Last fall the McMullen Museum at Boston College hosted a beautiful exhibit of illuminated manuscripts and had a wonderful class for children where they got to make manuscripts of their own. Bella, Sophie, Ben, and I loved that class and the opportunity to grind pigments and paint with homemade inks. So when I got an email from them telling me about a new series of art classes this fall, I was quite excited.

This fall’s exhibit is one of Belgian landscapes. And today’s class was about perspective. First there was a short presentation about how artists create a sense of depth. We looked at a slideshow and discussed various works. We talked about overlapping and use of size, closer objects are bigger and further objects are smaller.
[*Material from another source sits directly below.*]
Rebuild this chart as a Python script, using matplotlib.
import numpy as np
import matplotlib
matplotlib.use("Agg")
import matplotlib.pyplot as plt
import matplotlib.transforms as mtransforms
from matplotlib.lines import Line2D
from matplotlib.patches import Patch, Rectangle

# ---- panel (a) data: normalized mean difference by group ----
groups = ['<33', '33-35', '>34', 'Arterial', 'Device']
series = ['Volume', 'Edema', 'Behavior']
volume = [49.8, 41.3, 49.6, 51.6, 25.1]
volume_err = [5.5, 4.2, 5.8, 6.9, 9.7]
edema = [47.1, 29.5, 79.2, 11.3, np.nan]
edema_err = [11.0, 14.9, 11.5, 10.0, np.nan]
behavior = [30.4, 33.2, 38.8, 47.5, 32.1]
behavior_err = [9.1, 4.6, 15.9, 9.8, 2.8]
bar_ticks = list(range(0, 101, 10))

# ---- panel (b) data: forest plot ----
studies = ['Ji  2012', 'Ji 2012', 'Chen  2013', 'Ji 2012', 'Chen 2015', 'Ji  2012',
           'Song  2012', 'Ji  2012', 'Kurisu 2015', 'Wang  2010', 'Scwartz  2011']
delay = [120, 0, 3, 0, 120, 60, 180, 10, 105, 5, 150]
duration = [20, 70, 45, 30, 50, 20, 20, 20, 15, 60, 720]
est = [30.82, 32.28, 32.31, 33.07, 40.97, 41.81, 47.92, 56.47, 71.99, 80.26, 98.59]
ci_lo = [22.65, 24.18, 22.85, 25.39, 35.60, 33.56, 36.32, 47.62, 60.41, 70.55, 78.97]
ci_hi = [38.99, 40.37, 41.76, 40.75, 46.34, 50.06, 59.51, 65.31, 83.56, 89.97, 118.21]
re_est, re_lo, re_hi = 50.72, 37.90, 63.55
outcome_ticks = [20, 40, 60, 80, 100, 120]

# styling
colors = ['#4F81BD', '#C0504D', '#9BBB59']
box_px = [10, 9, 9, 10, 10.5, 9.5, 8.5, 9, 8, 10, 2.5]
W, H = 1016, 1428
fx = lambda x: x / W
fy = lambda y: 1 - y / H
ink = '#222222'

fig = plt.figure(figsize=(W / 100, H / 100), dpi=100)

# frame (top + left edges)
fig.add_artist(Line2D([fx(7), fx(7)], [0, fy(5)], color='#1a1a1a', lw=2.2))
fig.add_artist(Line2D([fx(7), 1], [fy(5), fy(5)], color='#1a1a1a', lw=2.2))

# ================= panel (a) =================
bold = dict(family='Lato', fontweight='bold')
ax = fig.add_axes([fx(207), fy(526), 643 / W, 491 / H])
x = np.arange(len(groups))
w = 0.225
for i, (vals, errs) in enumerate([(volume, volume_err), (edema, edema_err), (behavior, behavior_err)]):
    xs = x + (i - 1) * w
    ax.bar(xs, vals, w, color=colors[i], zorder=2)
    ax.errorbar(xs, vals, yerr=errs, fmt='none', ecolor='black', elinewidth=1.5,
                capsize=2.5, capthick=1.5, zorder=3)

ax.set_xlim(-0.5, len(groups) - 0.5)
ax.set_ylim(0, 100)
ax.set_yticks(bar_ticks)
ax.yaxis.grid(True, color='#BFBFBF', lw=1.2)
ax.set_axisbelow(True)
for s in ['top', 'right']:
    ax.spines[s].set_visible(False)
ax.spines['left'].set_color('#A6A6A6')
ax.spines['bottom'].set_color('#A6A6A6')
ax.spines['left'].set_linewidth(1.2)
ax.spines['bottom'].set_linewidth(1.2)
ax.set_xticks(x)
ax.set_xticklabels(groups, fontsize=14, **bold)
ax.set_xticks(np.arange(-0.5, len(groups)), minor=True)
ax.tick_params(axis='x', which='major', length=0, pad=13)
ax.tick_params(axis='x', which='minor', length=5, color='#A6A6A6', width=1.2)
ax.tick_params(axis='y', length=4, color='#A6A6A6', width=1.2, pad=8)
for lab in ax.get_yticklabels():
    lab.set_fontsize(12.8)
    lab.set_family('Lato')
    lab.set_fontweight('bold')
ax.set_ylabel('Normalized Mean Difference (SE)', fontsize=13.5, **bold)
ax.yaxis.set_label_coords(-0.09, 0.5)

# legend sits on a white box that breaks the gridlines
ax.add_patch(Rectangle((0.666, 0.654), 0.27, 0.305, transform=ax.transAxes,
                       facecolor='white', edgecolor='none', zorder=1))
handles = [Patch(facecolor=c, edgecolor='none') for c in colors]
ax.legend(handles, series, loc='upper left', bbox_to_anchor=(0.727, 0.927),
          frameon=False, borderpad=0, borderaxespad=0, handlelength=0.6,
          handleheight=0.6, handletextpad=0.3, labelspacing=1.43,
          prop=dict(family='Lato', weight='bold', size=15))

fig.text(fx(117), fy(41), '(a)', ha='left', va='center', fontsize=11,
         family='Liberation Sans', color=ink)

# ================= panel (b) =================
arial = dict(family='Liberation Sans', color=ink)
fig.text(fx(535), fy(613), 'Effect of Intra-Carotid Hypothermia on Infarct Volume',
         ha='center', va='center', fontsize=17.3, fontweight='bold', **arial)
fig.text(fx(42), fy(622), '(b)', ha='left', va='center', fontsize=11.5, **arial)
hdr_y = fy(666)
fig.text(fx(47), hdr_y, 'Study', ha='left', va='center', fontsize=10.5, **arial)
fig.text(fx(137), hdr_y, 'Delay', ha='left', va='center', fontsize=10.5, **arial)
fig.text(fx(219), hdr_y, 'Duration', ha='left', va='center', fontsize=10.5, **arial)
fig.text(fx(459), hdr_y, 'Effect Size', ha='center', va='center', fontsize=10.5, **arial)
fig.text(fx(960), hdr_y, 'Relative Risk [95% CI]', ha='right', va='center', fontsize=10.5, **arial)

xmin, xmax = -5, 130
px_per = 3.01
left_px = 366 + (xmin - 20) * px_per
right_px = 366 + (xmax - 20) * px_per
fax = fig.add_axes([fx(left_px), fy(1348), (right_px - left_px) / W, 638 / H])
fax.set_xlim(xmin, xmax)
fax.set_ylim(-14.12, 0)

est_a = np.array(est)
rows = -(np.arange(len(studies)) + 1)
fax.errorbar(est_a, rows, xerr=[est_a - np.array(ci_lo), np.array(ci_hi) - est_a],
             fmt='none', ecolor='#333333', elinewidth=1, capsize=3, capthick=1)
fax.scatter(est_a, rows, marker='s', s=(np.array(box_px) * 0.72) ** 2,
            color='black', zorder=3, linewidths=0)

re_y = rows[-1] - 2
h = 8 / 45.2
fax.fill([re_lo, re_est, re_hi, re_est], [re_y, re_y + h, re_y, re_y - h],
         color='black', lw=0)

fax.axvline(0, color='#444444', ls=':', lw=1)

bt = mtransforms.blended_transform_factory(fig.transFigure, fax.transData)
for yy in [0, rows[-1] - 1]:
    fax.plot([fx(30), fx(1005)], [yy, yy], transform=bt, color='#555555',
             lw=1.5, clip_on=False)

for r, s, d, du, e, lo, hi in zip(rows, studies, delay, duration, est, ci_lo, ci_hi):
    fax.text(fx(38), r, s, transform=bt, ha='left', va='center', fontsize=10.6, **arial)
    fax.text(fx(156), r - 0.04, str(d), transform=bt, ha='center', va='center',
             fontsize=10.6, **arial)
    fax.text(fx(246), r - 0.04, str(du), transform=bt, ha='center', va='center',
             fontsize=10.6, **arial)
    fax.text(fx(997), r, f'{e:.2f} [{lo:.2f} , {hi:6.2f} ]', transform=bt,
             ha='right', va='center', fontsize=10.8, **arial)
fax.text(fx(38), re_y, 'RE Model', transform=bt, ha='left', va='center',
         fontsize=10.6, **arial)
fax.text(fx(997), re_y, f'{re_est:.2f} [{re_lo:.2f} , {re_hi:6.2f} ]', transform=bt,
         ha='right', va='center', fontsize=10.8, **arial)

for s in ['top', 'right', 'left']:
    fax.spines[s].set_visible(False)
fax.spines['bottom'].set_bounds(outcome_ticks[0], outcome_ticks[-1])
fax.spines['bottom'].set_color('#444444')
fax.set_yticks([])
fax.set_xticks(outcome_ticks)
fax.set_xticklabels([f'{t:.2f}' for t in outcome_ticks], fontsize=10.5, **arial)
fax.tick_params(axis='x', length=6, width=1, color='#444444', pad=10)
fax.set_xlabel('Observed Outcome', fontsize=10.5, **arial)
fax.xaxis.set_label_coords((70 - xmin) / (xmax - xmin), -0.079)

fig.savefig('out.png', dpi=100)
And then we talked about atmospheric perspective, using details and color to distinguish the foreground, mid-ground, and background.And we also looked at single point and two point perspective.
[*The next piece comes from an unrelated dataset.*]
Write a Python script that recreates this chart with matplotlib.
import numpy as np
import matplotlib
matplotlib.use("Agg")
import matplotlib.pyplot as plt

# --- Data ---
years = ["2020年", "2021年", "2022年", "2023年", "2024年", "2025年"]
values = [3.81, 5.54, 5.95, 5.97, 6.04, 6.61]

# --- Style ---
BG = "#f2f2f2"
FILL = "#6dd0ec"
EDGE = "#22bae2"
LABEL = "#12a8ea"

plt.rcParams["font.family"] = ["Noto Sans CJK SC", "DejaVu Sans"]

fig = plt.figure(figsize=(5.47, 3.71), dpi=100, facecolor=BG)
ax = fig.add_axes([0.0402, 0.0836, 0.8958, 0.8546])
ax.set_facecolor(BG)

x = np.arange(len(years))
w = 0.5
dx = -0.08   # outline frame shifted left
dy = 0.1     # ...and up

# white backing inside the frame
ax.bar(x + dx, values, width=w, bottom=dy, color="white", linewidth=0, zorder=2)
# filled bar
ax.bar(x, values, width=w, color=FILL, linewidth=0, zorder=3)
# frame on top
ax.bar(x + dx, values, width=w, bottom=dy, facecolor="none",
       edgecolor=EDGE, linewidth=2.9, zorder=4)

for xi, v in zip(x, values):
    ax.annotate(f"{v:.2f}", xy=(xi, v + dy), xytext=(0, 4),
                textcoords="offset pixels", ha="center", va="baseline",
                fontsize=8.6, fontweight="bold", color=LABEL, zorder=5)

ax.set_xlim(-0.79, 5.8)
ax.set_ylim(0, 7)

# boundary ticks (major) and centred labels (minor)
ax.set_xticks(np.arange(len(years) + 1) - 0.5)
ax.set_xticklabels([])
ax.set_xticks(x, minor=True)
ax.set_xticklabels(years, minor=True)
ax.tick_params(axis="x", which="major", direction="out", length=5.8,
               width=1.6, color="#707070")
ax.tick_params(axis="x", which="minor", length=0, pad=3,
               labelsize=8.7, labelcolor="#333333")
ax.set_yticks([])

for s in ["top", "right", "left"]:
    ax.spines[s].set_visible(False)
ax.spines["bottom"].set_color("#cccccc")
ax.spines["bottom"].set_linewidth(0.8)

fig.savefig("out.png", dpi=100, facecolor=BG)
Then we went to the gallery and looked at a handful of pictures. The children made observations about the paintings and drawings, really getting to look closely at them and get a chance to use the vocabulary they’d just learned to describe what they see.
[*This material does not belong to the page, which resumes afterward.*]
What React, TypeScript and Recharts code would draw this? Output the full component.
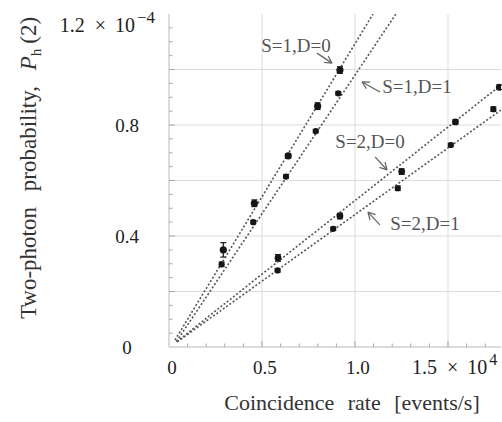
import { ScatterChart, Scatter, XAxis, YAxis, CartesianGrid, ErrorBar, ReferenceLine, ReferenceDot } from 'recharts'

// x in units of 1e4 events/s, y in units of 1e-4
const s1d0X = [0.292, 0.459, 0.641, 0.799, 0.919]
const s1d0Y = [0.35, 0.518, 0.689, 0.868, 0.998]
const s1d0Err = [0.026, 0.012, 0.008, 0.012, 0.012]

const s1d1X = [0.283, 0.453, 0.629, 0.789, 0.91]
const s1d1Y = [0.298, 0.45, 0.614, 0.778, 0.914]
const s1d1Err = [0.008, 0.006, 0.006, 0.006, 0.006]

const s2d0X = [0.586, 0.919, 1.251, 1.54, 1.776]
const s2d0Y = [0.321, 0.472, 0.632, 0.811, 0.936]
const s2d0Err = [0.012, 0.01, 0.01, 0.008, 0.008]

const s2d1X = [0.584, 0.883, 1.23, 1.515, 1.744]
const s2d1Y = [0.276, 0.426, 0.572, 0.728, 0.857]
const s2d1Err = [0.006, 0.006, 0.008, 0.006, 0.008]

// fitted lines (start, end)
const fitS1D0 = [{ x: 0.032, y: 0.025 }, { x: 1.097, y: 1.2 }]
const fitS1D1 = [{ x: 0.04, y: 0.02 }, { x: 1.22, y: 1.2 }]
const fitS2D0 = [{ x: 0.041, y: 0.019 }, { x: 1.785, y: 0.944 }]
const fitS2D1 = [{ x: 0.045, y: 0.019 }, { x: 1.785, y: 0.854 }]

const xMax = 1.785
const yMax = 1.2
const xTicks = [0, 0.1, 0.2, 0.3, 0.4, 0.5, 0.6, 0.7, 0.8, 0.9, 1.0, 1.1, 1.2, 1.3, 1.4, 1.5, 1.6, 1.7]
const yTicks = [0, 0.05, 0.1, 0.15, 0.2, 0.25, 0.3, 0.35, 0.4, 0.45, 0.5, 0.55, 0.6, 0.65, 0.7, 0.75, 0.8, 0.85, 0.9, 0.95, 1.0, 1.05, 1.1, 1.15, 1.2]
const xLabels = [0, 0.5, 1.0, 1.5]
const yLabels = [0, 0.4, 0.8, 1.2]
const xGrid = [0.5, 1.0, 1.5]
const yGrid = [0.2, 0.4, 0.6, 0.8, 1.0]

const notes = [
  { text: 'S=1,D=0', tx: 0.683, ty: 1.09, ax1: 0.796, ay1: 1.059, ax2: 0.876, ay2: 1.023 },
  { text: 'S=1,D=1', tx: 1.333, ty: 0.941, ax1: 1.134, ay1: 0.919, ax2: 1.038, ay2: 0.955 },
  { text: 'S=2,D=0', tx: 1.081, ty: 0.742, ax1: 1.108, ay1: 0.685, ax2: 1.172, ay2: 0.638 },
  { text: 'S=2,D=1', tx: 1.376, ty: 0.447, ax1: 1.134, ay1: 0.44, ax2: 1.07, ay2: 0.486 },
]

const FONT = '"Liberation Serif", "Times New Roman", serif'
const TICK = '#a8a8a8'
const serif = { fontFamily: FONT }

function rows(xs: number[], ys: number[], errs: number[]) {
  return xs.map((x, i) => ({ x, y: ys[i], err: errs[i] }))
}

const isOn = (v: number, step: number) => Math.abs(v / step - Math.round(v / step)) < 1e-6

function LeftTick(props: any) {
  const { x, y, payload } = props
  const v = payload.value
  const len = isOn(v, 0.2) ? 6 : 3.5
  let label = null
  if (yLabels.includes(v)) {
    if (v === 1.2) {
      label = (
        <text x={x - 14} y={y + 18} textAnchor="end" fontSize={20} fill="#222" style={serif}>
          1.2<tspan dx={10}>{'\u00d7'}</tspan>
          <tspan dx={9}>10</tspan>
          <tspan dx={2} dy={-9} fontSize={17}>{'\u22124'}</tspan>
        </text>
      )
    } else {
      label = (
        <text x={x - 42} y={y + 7} textAnchor="middle" fontSize={19} fill="#222" style={serif}>
          {v === 0 ? '0' : v.toFixed(1)}
        </text>
      )
    }
  }
  return (
    <g>
      {v > 0 && v < yMax && <line x1={x} x2={x + len} y1={y} y2={y} stroke={TICK} />}
      {label}
    </g>
  )
}

function BottomTick(props: any) {
  const { x, y, payload } = props
  const v = payload.value
  const len = isOn(v, 0.5) ? 6 : 3.5
  let label = null
  if (xLabels.includes(v)) {
    if (v === 1.5) {
      label = (
        <text x={x - 36} y={y + 27} textAnchor="start" fontSize={20} fill="#222" style={serif}>
          1.5<tspan dx={10}>{'\u00d7'}</tspan>
          <tspan dx={9}>10</tspan>
          <tspan dx={2} dy={-9} fontSize={16}>4</tspan>
        </text>
      )
    } else {
      label = (
        <text x={x + 3} y={y + 27} textAnchor="middle" fontSize={19} fill="#222" style={serif}>
          {v === 0 ? '0' : v.toFixed(1)}
        </text>
      )
    }
  }
  return (
    <g>
      {v > 0 && <line x1={x} x2={x} y1={y} y2={y - len} stroke={TICK} />}
      {label}
    </g>
  )
}

function TopTick(props: any) {
  const { x, y, payload } = props
  const v = payload.value
  if (v <= 0) return <g />
  const len = isOn(v, 0.5) ? 6 : 3.5
  return <line x1={x} x2={x} y1={y} y2={y + len} stroke={TICK} />
}

function RightTick(props: any) {
  const { x, y, payload } = props
  const v = payload.value
  if (v <= 0 || v >= yMax) return <g />
  const len = isOn(v, 0.2) ? 6 : 3.5
  return <line x1={x} x2={x - len} y1={y} y2={y} stroke={TICK} />
}

function Arrow(props: any) {
  const { x1, y1, x2, y2 } = props
  const a = Math.atan2(y2 - y1, x2 - x1)
  const h = 8
  const s = 0.5
  return (
    <g stroke="#666" strokeWidth={1.3} fill="none">
      <line x1={x1} y1={y1} x2={x2} y2={y2} />
      <line x1={x2} y1={y2} x2={x2 - h * Math.cos(a - s)} y2={y2 - h * Math.sin(a - s)} />
      <line x1={x2} y1={y2} x2={x2 - h * Math.cos(a + s)} y2={y2 - h * Math.sin(a + s)} />
    </g>
  )
}

const dot = (r: number) => (p: any) => <circle cx={p.cx} cy={p.cy} r={r} fill="#161616" />
const noDot = () => <g />
const fitLine = { stroke: '#555', strokeWidth: 1.6, strokeDasharray: '2 2' }

export default function App() {
  return (
    <div style={{ position: 'absolute', left: 0, top: 0, width: 502, height: 422, background: '#fff', fontFamily: FONT }}>
      <ScatterChart width={502} height={422} margin={{ top: 14, right: 1, bottom: 45, left: 109 }} style={serif}>
        <CartesianGrid stroke="#dcdcdc" horizontalValues={yGrid} verticalValues={xGrid} />
        <XAxis
          type="number"
          dataKey="x"
          domain={[0, xMax]}
          ticks={xTicks}
          interval={0}
          height={30}
          tickSize={0}
          tickMargin={0}
          tickLine={false}
          axisLine={{ stroke: '#b8b8b8' }}
          tick={BottomTick}
          allowDataOverflow
          label={{
            content: (p: any) => (
              <text x={p.viewBox.x + p.viewBox.width / 2 + 17} y={p.viewBox.y + 63} textAnchor="middle" fontSize={22} fill="#333" style={{ ...serif, wordSpacing: 8 }}>
                Coincidence rate [events/s]
              </text>
            ),
          }}
        />
        <XAxis
          xAxisId="top"
          orientation="top"
          type="number"
          domain={[0, xMax]}
          ticks={xTicks}
          interval={0}
          height={0}
          tickSize={0}
          tickMargin={0}
          tickLine={false}
          axisLine={{ stroke: '#b8b8b8' }}
          tick={TopTick}
          allowDataOverflow
        />
        <YAxis
          type="number"
          dataKey="y"
          domain={[0, yMax]}
          ticks={yTicks}
          interval={0}
          width={60}
          tickSize={0}
          tickMargin={0}
          tickLine={false}
          axisLine={{ stroke: '#b8b8b8' }}
          tick={LeftTick}
          allowDataOverflow
          label={{
            content: (p: any) => {
              const cx = p.viewBox.x - 73
              const cy = 168
              return (
                <text x={cx} y={cy} transform={`rotate(-90, ${cx}, ${cy})`} textAnchor="middle" fontSize={23} fill="#333" style={{ ...serif, wordSpacing: 10 }}>
                  Two-photon probability, <tspan fontStyle="italic">P</tspan>
                  <tspan fontSize={15} dy={5}>h</tspan>
                  <tspan dx={5} dy={-5}>(2)</tspan>
                </text>
              )
            },
          }}
        />
        <YAxis
          yAxisId="r"
          orientation="right"
          type="number"
          domain={[0, yMax]}
          ticks={yTicks}
          interval={0}
          width={0}
          tickSize={0}
          tickMargin={0}
          tickLine={false}
          axisLine={{ stroke: '#b8b8b8' }}
          tick={RightTick}
          allowDataOverflow
        />

        <Scatter data={fitS1D0} line={fitLine} shape={noDot} isAnimationActive={false} legendType="none" />
        <Scatter data={fitS1D1} line={fitLine} shape={noDot} isAnimationActive={false} legendType="none" />
        <Scatter data={fitS2D0} line={fitLine} shape={noDot} isAnimationActive={false} legendType="none" />
        <Scatter data={fitS2D1} line={fitLine} shape={noDot} isAnimationActive={false} legendType="none" />

        <Scatter data={rows(s1d0X, s1d0Y, s1d0Err)} shape={dot(3.6)} isAnimationActive={false}>
          <ErrorBar dataKey="err" direction="y" width={3} stroke="#161616" strokeWidth={1.2} isAnimationActive={false} />
        </Scatter>
        <Scatter data={rows(s1d1X, s1d1Y, s1d1Err)} shape={dot(3.1)} isAnimationActive={false}>
          <ErrorBar dataKey="err" direction="y" width={3} stroke="#161616" strokeWidth={1.2} isAnimationActive={false} />
        </Scatter>
        <Scatter data={rows(s2d0X, s2d0Y, s2d0Err)} shape={dot(3.4)} isAnimationActive={false}>
          <ErrorBar dataKey="err" direction="y" width={3} stroke="#161616" strokeWidth={1.2} isAnimationActive={false} />
        </Scatter>
        <Scatter data={rows(s2d1X, s2d1Y, s2d1Err)} shape={dot(3.1)} isAnimationActive={false}>
          <ErrorBar dataKey="err" direction="y" width={3} stroke="#161616" strokeWidth={1.2} isAnimationActive={false} />
        </Scatter>

        {notes.map((n) => (
          <ReferenceLine
            key={n.text + 'a'}
            segment={[{ x: n.ax1, y: n.ay1 }, { x: n.ax2, y: n.ay2 }]}
            shape={Arrow}
          />
        ))}
        {notes.map((n) => (
          <ReferenceDot
            key={n.text}
            x={n.tx}
            y={n.ty}
            r={1}
            shape={(p: any) => (
              <text x={p.cx} y={p.cy + 7} textAnchor="middle" fontSize={19} fill="#555" style={serif}>
                {n.text}
              </text>
            )}
          />
        ))}
      </ScatterChart>
    </div>
  )
}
Then back to the classroom where the children were guided through making simple pictures using one point perspective and then another picture using two point perspective, and finally a third using atmospheric perspective. For the third they got to use charcoal and chalk, which was messy and fun.

Poor Sophie got overwhelmed doing the first picture. She was a bit confused about the directions early on and the pacing was such that she never was able to recover. She got more and more frustrated and gave up. And then was too upset to even try to do the other pictures either. But Bella and Ben both had a great time and really got into it.

After the class we went back to the gallery to take a longer look at pictures that had caught our eyes but we hadn’t been able to linger over. We poked into one room the class hadn’t even entered. We found quite a few pictures to enjoy and examine. And the children were also taken with the large projections of video images of Belgian landscapes.

As we left the museum they were all chattering about the works, the class, and the ideas. Even Sophie had a lot to say, not only about the works in the gallery, but about the drawing techniques as well. I’m hoping this week will afford lots of opportunities to put some of what we learned into practice. Anthony was sad that he’d not been able to go, being below the official cut off age. Though there were children there who looked much younger than he is. Next time, I’ll definitely include him in the class.

I am very much looking forward to seeing what new classes might be offered in the spring. The McMullen really seems to be a first rate little museum with a very strong educational bent. As is appropriate with a museum associated with a college. And it’s very fun for me to be able to revisit Boston College, where I spent two lovely years getting my MA. One of these days, I want to take the kids all over campus. But that’s a pretty big walking tour by itself.